Meta stock fell about 7% after quarterly results highlighted higher AI-related spending and slower user growth versus the prior quarter. The company raised 2025 capex guidance to $125 billion-$145 billion, up $10 billion from January, citing higher component pricing and additional data center costs. Ongoing legal and regulatory risks, including youth-safety litigation and EU/U.S. headwinds, add to the pressure on the stock.

Analysis

The market is still underpricing the compounding effect of Meta’s capex reset: once spend moves into the $125B-$145B range, the burden shifts from an earnings issue to a balance-sheet and multiple issue. Incremental AI dollars are not equally productive—higher component pricing and data-center build inflation mean the company may be buying less compute per dollar than investors assumed, which pushes out the payback window and raises the hurdle for future operating leverage. That makes the stock more sensitive to any near-term slowdown in ad demand or engagement, because there is less room for the market to look through spend.
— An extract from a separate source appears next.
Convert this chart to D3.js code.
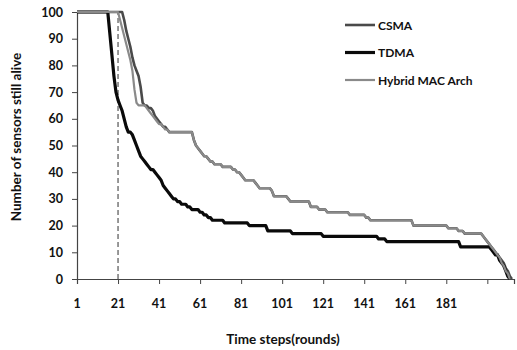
<!DOCTYPE html>
<html>
<head>
<meta charset="utf-8">
<script src="https://cdn.jsdelivr.net/npm/d3@7"></script>
<style>
  body { margin: 0; background: #fff; }
  svg { display: block; font-family: Lato, "Open Sans", sans-serif; }
</style>
</head>
<body>
<div id="chart"></div>
<script>
// values, one per round (round 1 = first entry)
var seriesNames = ["CSMA", "TDMA", "Hybrid MAC Arch"];

var tdma = [
  100,100,100,100,100,100,100,100,100,100,100,100,100,100,100,100,
  92,84,76,70,67,65,63,60,57,55,55,54,52,50,48,46,45,44,43,42,41,41,40,39,
  38,37,35,34,33,32,31,30,30,29,29,28,28,28,27,27,26,26,26,26,25,25,24,24,23,23,22,
  22,22,22,22,22,
  21,21,21,21,21,21,21,21,21,21,21,21,
  20,20,20,20,20,20,20,20,20,
  18,18,18,18,18,18,18,18,18,18,18,18,
  17,17,17,17,17,17,17,17,17,17,17,17,17,17,17,
  16,16,16,16,16,16,16,16,16,16,16,16,16,16,16,16,16,16,16,16,16,16,16,16,16,16,16,
  15,15,15,15,
  14,14,14,14,14,14,14,14,14,14,14,14,14,14,14,14,14,14,
  14,14,14,14,14,14,14,14,14,14,14,14,14,14,14,14,14,14,
  12,12,12,12,12,12,12,12,12,12,12,12,12,12,12,
  11,10,9,9,7,6,5,3,1,0
];

var csma = [
  100,100,100,100,100,100,100,100,100,100,100,100,100,100,100,100,100,100,100,100,100,100,100,
  97,93,90,87,83,80,78,76,72,66,65,65,64,64,63,61,60,59,58,57,57,56,
  55,55,55,55,55,55,55,55,55,55,55,55,
  52,50,49,48,47,46,46,45,44,44,43,43,43,43,42,42,42,42,42,41,41,40,40,39,38,
  37,37,37,37,37,36,35,34,34,34,34,34,34,33,
  31,31,31,31,31,31,31,30,
  29,29,29,29,29,29,29,29,29,29,
  27,27,27,27,26,26,26,26,
  25,25,25,25,25,25,25,25,25,25,25,
  24,24,24,24,24,24,24,24,23,23,
  22,22,22,22,22,22,22,22,22,22,22,22,22,22,22,22,22,22,22,22,22,
  20,20,20,20,20,20,20,20,20,20,20,20,20,20,20,20,20,
  19,19,19,19,19,18,18,18,
  17,17,17,17,17,17,17,17,17,
  16,15,14,13,12,11,10,9,8,7,6,4,3,1,0
];

var hybrid = [
  100,100,100,100,100,100,100,100,100,100,100,100,100,100,100,100,100,100,100,100,100,
  97,94,91,88,85,82,78,71,66,65,65,65,65,64,63,62,61,60,59,58,58,57,56,56,
  55,55,55,55,55,55,55,55,55,55,55,55,
  52,50,49,48,47,46,46,45,44,44,43,43,43,43,42,42,42,42,42,41,41,40,40,39,38,
  37,37,37,37,37,36,35,34,34,34,34,34,34,33,
  31,31,31,31,31,31,31,30,
  29,29,29,29,29,29,29,29,29,29,
  27,27,27,27,26,26,26,26,
  25,25,25,25,25,25,25,25,25,25,25,
  24,24,24,24,24,24,24,24,23,23,
  22,22,22,22,22,22,22,22,22,22,22,22,22,22,22,22,22,22,22,22,22,
  20,20,20,20,20,20,20,20,20,20,20,20,20,20,20,20,20,
  19,19,19,19,19,18,18,18,
  17,17,17,17,17,17,17,17,17,
  16,15,14,13,12,11,10,9,8,6,5,3,2,0
];

var xTickLabels = [1, 21, 41, 61, 81, 101, 121, 141, 161, 181];
var xTickMarks = [21, 41, 61, 81, 101, 121, 141, 161, 181, 201];
var yTicks = [0, 10, 20, 30, 40, 50, 60, 70, 80, 90, 100];
var markerRound = 21;

var width = 517, height = 350;
var plotLeft = 77, plotRight = 514, plotTop = 12, plotBottom = 279;

var svg = d3.select("#chart").append("svg")
  .attr("width", width)
  .attr("height", height);

var x = d3.scaleLinear().domain([1, 214]).range([plotLeft, plotRight]);
var y = d3.scaleLinear().domain([0, 100]).range([plotBottom, plotTop]);

// dashed marker line at round 21
svg.append("line")
  .attr("x1", x(markerRound)).attr("x2", x(markerRound))
  .attr("y1", y(0)).attr("y2", y(100))
  .attr("stroke", "#555")
  .attr("stroke-width", 1.2)
  .attr("stroke-dasharray", "5,3");

// axes
var yAxis = svg.append("g")
  .attr("transform", "translate(" + plotLeft + ",0)")
  .call(d3.axisLeft(y).tickValues(yTicks).tickSize(5).tickPadding(9));
yAxis.select(".domain").attr("stroke", "#444").attr("stroke-width", 1.2);
yAxis.selectAll(".tick line").attr("stroke", "#444");
yAxis.selectAll("text")
  .attr("font-size", 12.5).attr("font-weight", "bold").attr("fill", "#111")
  .attr("font-family", "Lato, sans-serif");

var xAxis = svg.append("g")
  .attr("transform", "translate(0," + plotBottom + ")")
  .call(d3.axisBottom(x).tickValues(xTickMarks).tickSize(5).tickFormat(""));
xAxis.select(".domain").attr("stroke", "#444").attr("stroke-width", 1.2);
xAxis.selectAll(".tick line").attr("stroke", "#444");

svg.selectAll(".xlabel")
  .data(xTickLabels)
  .enter().append("text")
  .attr("class", "xlabel")
  .attr("x", function(d) { return x(d); })
  .attr("y", 308)
  .attr("text-anchor", "middle")
  .attr("font-size", 12.5)
  .attr("font-weight", "bold")
  .attr("fill", "#111")
  .text(function(d) { return d; });

// axis titles
svg.append("text")
  .attr("transform", "translate(21,137) rotate(-90)")
  .attr("text-anchor", "middle")
  .attr("font-size", 13.5)
  .attr("font-weight", "bold")
  .attr("fill", "#111")
  .text("Number of sensors still alive");

svg.append("text")
  .attr("x", 283)
  .attr("y", 344)
  .attr("text-anchor", "middle")
  .attr("font-size", 13.5)
  .attr("font-weight", "bold")
  .attr("fill", "#111")
  .text("Time steps(rounds)");

// series lines
var line = d3.line()
  .x(function(d, i) { return x(i + 1); })
  .y(function(d) { return y(d); });

var styles = [
  { data: csma, color: "#4a4a4a", w: 2.6 },
  { data: tdma, color: "#0a0a0a", w: 3.2 },
  { data: hybrid, color: "#8a8a8a", w: 2.2 }
];

styles.forEach(function(s) {
  svg.append("path")
    .datum(s.data)
    .attr("d", line)
    .attr("fill", "none")
    .attr("stroke", s.color)
    .attr("stroke-width", s.w)
    .attr("stroke-linejoin", "round");
});

// legend
var legend = svg.append("g");
styles.forEach(function(s, i) {
  var ly = 25 + i * 27.5;
  legend.append("line")
    .attr("x1", 345).attr("x2", 375)
    .attr("y1", ly).attr("y2", ly)
    .attr("stroke", s.color)
    .attr("stroke-width", s.w);
  legend.append("text")
    .attr("x", 378)
    .attr("y", ly + 4.5)
    .attr("font-size", 12)
    .attr("font-weight", "bold")
    .attr("fill", "#111")
    .text(seriesNames[i]);
});
</script>
</body>
</html>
The more important second-order risk is that legal/regulatory pressure is evolving from headline noise into a persistent cash-flow tax and disclosure overhang. Even if current verdicts are immaterial in isolation, the combination of repeated trials, youth-safety scrutiny, and platform-design claims creates a path to cumulative liabilities, injunction risk, and forced product changes. The real earnings risk is not one large check; it is a multi-year drag on monetization, product iteration speed, and management attention, which can compress the stock’s terminal multiple even if near-term results remain strong. On the winner/loser side, compute suppliers and data-center infrastructure names benefit from the spending wave, but the trade is increasingly selective because Meta’s cost pressure suggests input inflation may be broadening across the AI supply chain. Competitors with less aggressive capex intensity could look comparatively better on FCF and margin durability if investors begin to penalize “AI intensity” rather than reward it. The contrarian read is that the stock’s drop may still be too shallow if consensus is assuming AI spend remains a pure growth option; it increasingly looks like a defensive arms race with uncertain ROI and rising regulatory friction.